Les coupures "tempête de neige" permettent de marquer la progression des titres dans le temps et dans le cycle que veut nous faire visiter Wintherr. Parfois agrémentés d’instruments plus "traditionnels", on pourra y entendre de la guitare sèche, de la flûte traversière (même dans les morceaux en eux-même) ou des claviers éthérés, et de temps à autre des paroles presque chuchotées.

Je le dis une fois pour toutes, pour aimer Paysage d’Hiver, il ne faut pas faire la fine bouche sur le son un peu… rêche. Il faut voir – ou plutôt écouter l’ensemble de la musique (si si c’en est !), toutes les harmonies dépressives, cet univers de nuit et de glace qui ne s’aborde qu’en étant en parfaite symbiose avec cette acception du metal en tant que musique extrême tant dans les buts que dans les moyens utilisés pour y parvenir. Pour faire donner pleinement ce dénuement ultime, cet isolement que l’on ressent à l’écoute de tout album de Paysage d’Hiver, la sonorité ne peut pas être meilleure, au risque de gâcher le rendu final.

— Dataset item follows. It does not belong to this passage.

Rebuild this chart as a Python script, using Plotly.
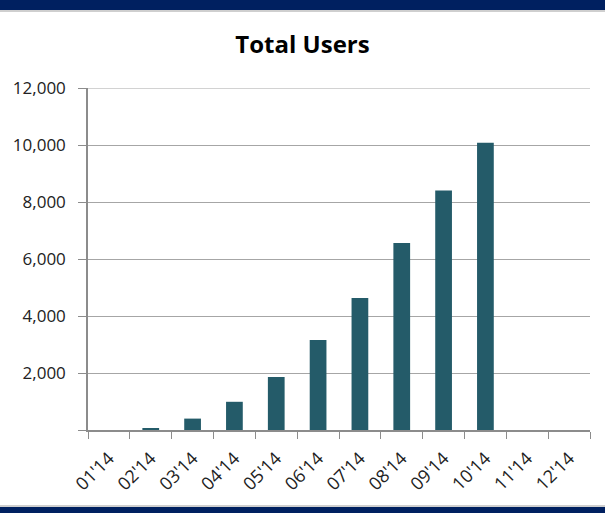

Et c’est sans doute à cause de cette solitude face à ce talent quasi mystique que pas mal de personnes (en fait, pas tant que ça… les probabilités d’entendre un morceau de ce groupe sans vraiment le vouloir sont relativement faibles rassurez vous) se réfugient derrière une façade moqueuse en prétextant un son de merde ou des compositions répétitives.
Mais si je dis que ce groupe est le seul à me transcender de la sorte, c’est bien qu’il y a quelque chose. Et ce quelque chose, les rares élus auxquels j’ai fait écouter l’ont ressenti (vade retro, sceptiques !)
Donc je recommande « Winterkaelte » à toutes celles et ceux qui n’ont pas peur d’être incompris, et qui n’ont pas peur de faire un petit voyage dans les alpages en plein hiver.

Mieux qu’une salle climatisée en pleine canicule… je vous laisse je dois aller chercher du gibier pour mon dîner.